**OBJECTIVE**
Extract everything from the first line through the line with "z_half = [0.0, 0.25, 0.5, 0.75, 1.0, 1.25, 1.5, 1.75, 2.0]", both ends included, except for any pictures.

**SOURCE DATA**
BEGIN
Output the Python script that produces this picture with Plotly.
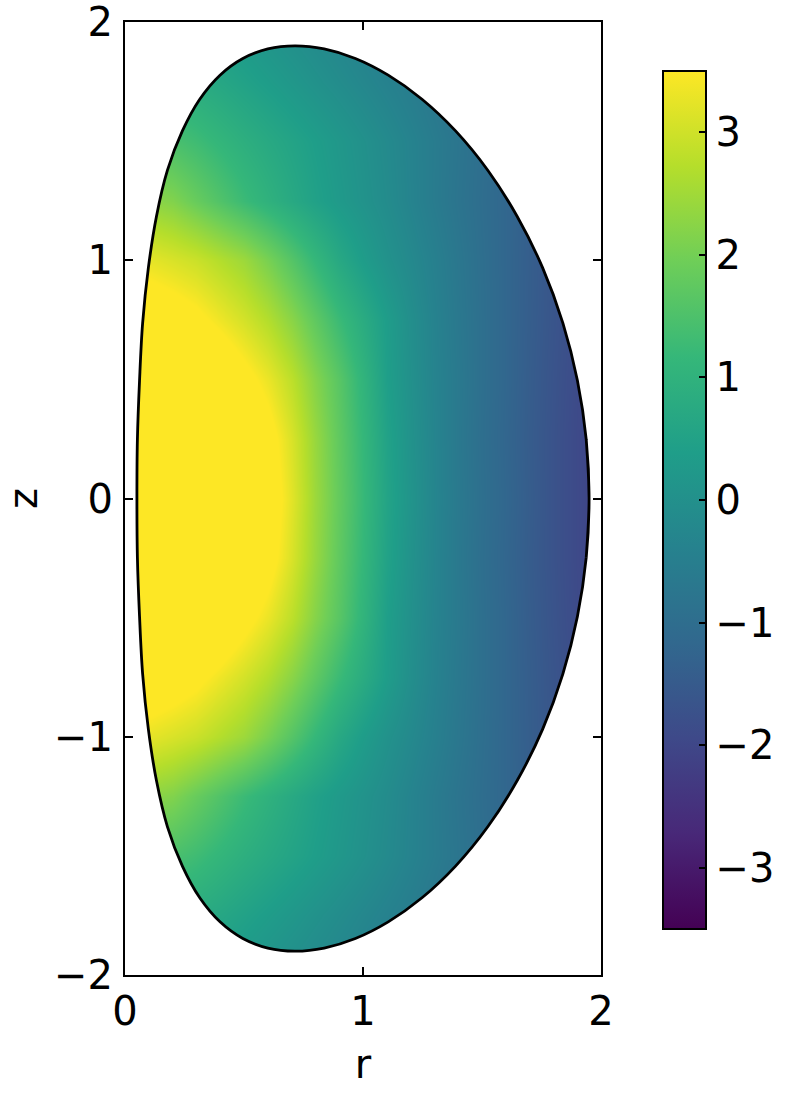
import plotly.graph_objects as go

# grid of the field (top half z >= 0, field is symmetric in z)
r_grid = [0.0, 0.1, 0.2, 0.3, 0.4, 0.5, 0.6, 0.7, 0.8, 0.9, 1.0,
          1.1, 1.2, 1.3, 1.4, 1.5, 1.6, 1.7, 1.8, 1.9, 2.0]
z_half = [0.0, 0.25, 0.5, 0.75, 1.0, 1.25, 1.5, 1.75, 2.0]

row_z000 = [5.8, 5.7, 5.5, 5.2, 4.8, 4.4, 3.9, 3.2, 2.45, 1.8, 1.2, 0.55, 0.1, -0.3, -0.65, -0.95, -1.2, -1.45, -1.7, -1.92, -2.1]
row_z025 = [5.6, 5.5, 5.3, 5.0, 4.6, 4.2, 3.75, 3.1, 2.4, 1.75, 1.15, 0.5, 0.05, -0.32, -0.67, -0.97, -1.22, -1.47, -1.7, -1.92, -2.1]
row_z050 = [5.0, 4.9, 4.7, 4.4, 4.1, 3.7, 3.3, 2.8, 2.2, 1.65, 1.05, 0.4, 0.0, -0.35, -0.65, -0.95, -1.2, -1.45, -1.68, -1.9, -2.08]
row_z075 = [4.1, 4.0, 3.85, 3.65, 3.35, 3.05, 2.7, 2.25, 1.75, 1.25, 0.8, 0.35, -0.05, -0.38, -0.68, -0.95, -1.2, -1.43, -1.65, -1.87, -2.05]
row_z100 = [3.3, 3.25, 3.1, 2.95, 2.7, 2.45, 2.05, 1.6, 1.15, 0.7, 0.35, 0.05, -0.2, -0.45, -0.72, -0.97, -1.2, -1.42, -1.63, -1.85, -2.0]
row_z125 = [2.35, 2.3, 2.15, 1.85, 1.55, 1.25, 0.98, 0.72, 0.48, 0.27, 0.08, -0.12, -0.35, -0.58, -0.8, -1.0, -1.2, -1.4, -1.6, -1.8, -1.95]
row_z150 = [1.6, 1.55, 1.45, 1.3, 1.1, 0.9, 0.72, 0.55, 0.38, 0.2, 0.02, -0.17, -0.37, -0.57, -0.77, -0.97, -1.17, -1.37, -1.57, -1.75, -1.9]
row_z175 = [1.0, 0.95, 0.88, 0.78, 0.65, 0.5, 0.35, 0.2, 0.05, -0.1, -0.25, -0.4, -0.55, -0.72, -0.9, -1.07, -1.25, -1.42, -1.6, -1.75, -1.9]
row_z200 = [0.6, 0.55, 0.48, 0.4, 0.3, 0.18, 0.05, -0.08, -0.2, -0.33, -0.46, -0.6, -0.74, -0.88, -1.02, -1.17, -1.32, -1.47, -1.62, -1.77, -1.9]

half_rows = [row_z000, row_z025, row_z050, row_z075, row_z100,
             row_z125, row_z150, row_z175, row_z200]

# plasma boundary, upper half (left -> right)
bnd_r = [0.050, 0.052, 0.061, 0.074, 0.098, 0.132, 0.178, 0.241, 0.314, 0.399,
         0.495, 0.600, 0.714, 0.837, 0.968, 1.106, 1.248, 1.389, 1.525, 1.648,
         1.755, 1.840, 1.901, 1.938, 1.950]
bnd_z = [0.0, 0.248, 0.495, 0.736, 0.968, 1.184, 1.377, 1.543, 1.676, 1.777,
         1.847, 1.887, 1.900, 1.887, 1.847, 1.777, 1.676, 1.543, 1.377, 1.184,
         0.968, 0.736, 0.495, 0.248, 0.0]

FONT = "DejaVu Sans"
FS = 40

# full grid, mirrored in z
z_grid = [-v for v in z_half[::-1]] + z_half[1:]
rows = half_rows[::-1] + half_rows[1:]

fig = go.Figure()
fig.add_trace(go.Heatmap(
    x=r_grid, y=z_grid, z=rows, zsmooth="best",
    colorscale="Viridis", zmin=-3.5, zmax=3.5, hoverinfo="skip",
    colorbar=dict(
        x=(663 - 125) / 476, xanchor="left", xpad=0,
        y=(975 - 500) / 953, yanchor="middle", ypad=0,
        lenmode="pixels", len=858, thickness=43,
        outlinewidth=2, outlinecolor="black",
        tickvals=[-3, -2, -1, 0, 1, 2, 3], ticks="inside", ticklen=8,
        tickwidth=1.5, tickcolor="black",
        tickfont=dict(family=FONT, size=FS, color="black"),
    ),
))

# white masks outside the boundary (top and bottom), spline through the same points
top_r = [bnd_r[1]] + bnd_r + [bnd_r[-2]]
top_z = [-bnd_z[1]] + bnd_z + [-bnd_z[-2]]
for sgn in (1, -1):
    fig.add_trace(go.Scatter(x=[-0.5, 2.5], y=[2.6 * sgn, 2.6 * sgn], mode="lines",
                             line=dict(width=0, color="white"), hoverinfo="skip",
                             showlegend=False))
    fig.add_trace(go.Scatter(x=top_r, y=[sgn * v for v in top_z], mode="lines",
                             line=dict(width=0, color="white", shape="spline"),
                             fill="tonexty", fillcolor="white", hoverinfo="skip",
                             showlegend=False))

# left / right strips outside the boundary
r_min, r_max = bnd_r[0], bnd_r[-1]
for xs in ([-0.5, r_min, r_min, -0.5], [r_max, 2.5, 2.5, r_max]):
    fig.add_trace(go.Scatter(x=xs, y=[-2.6, -2.6, 2.6, 2.6], mode="lines",
                             fill="toself", fillcolor="white",
                             line=dict(width=0, color="white"),
                             hoverinfo="skip", showlegend=False))

# boundary outline
rev_r = bnd_r[::-1]
rev_z = bnd_z[::-1]
out_r = [bnd_r[-2]] + rev_r + bnd_r[1:] + [bnd_r[-2]]
out_z = [-bnd_z[-2]] + rev_z + [-v for v in bnd_z[1:]] + [bnd_z[-2]]
fig.add_trace(go.Scatter(x=out_r, y=out_z, mode="lines",
                         line=dict(color="black", width=2.8, shape="spline"),
                         hoverinfo="skip", showlegend=False))

axis_common = dict(
    showgrid=False, zeroline=False, showline=True, linecolor="black", linewidth=2,
    mirror="ticks", ticks="inside", ticklen=8, tickwidth=1.5, tickcolor="black",
    tickfont=dict(family=FONT, size=FS, color="black"),
    automargin=False, ticklabeloverflow="allow",
)
fig.update_xaxes(range=[-0.0001, 2.0001], tickvals=[0, 1, 2], ticklabelstandoff=0,
                 title=dict(text="r", font=dict(family=FONT, size=FS, color="black"), standoff=17),
                 **axis_common)
fig.update_yaxes(range=[-2.0002, 2.0002], tickvals=[-2, -1, 0, 1, 2], ticklabelstandoff=2,
                 title=dict(text="z", font=dict(family=FONT, size=FS, color="black"), standoff=44),
                 **axis_common)

fig.update_layout(
    width=790, height=1095,
    margin=dict(l=125, r=189, t=22, b=120, autoexpand=False),
    plot_bgcolor="white", paper_bgcolor="white",
    showlegend=False,
    font=dict(family=FONT, size=FS, color="black"),
)

fig.write_html("out.html", config={"displayModeBar": False},
               post_script="document.body.style.margin='0';")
END
**FINAL RESULT**
Output the Python script that produces this picture with Plotly.
import plotly.graph_objects as go

# grid of the field (top half z >= 0, field is symmetric in z)
r_grid = [0.0, 0.1, 0.2, 0.3, 0.4, 0.5, 0.6, 0.7, 0.8, 0.9, 1.0,
          1.1, 1.2, 1.3, 1.4, 1.5, 1.6, 1.7, 1.8, 1.9, 2.0]
z_half = [0.0, 0.25, 0.5, 0.75, 1.0, 1.25, 1.5, 1.75, 2.0]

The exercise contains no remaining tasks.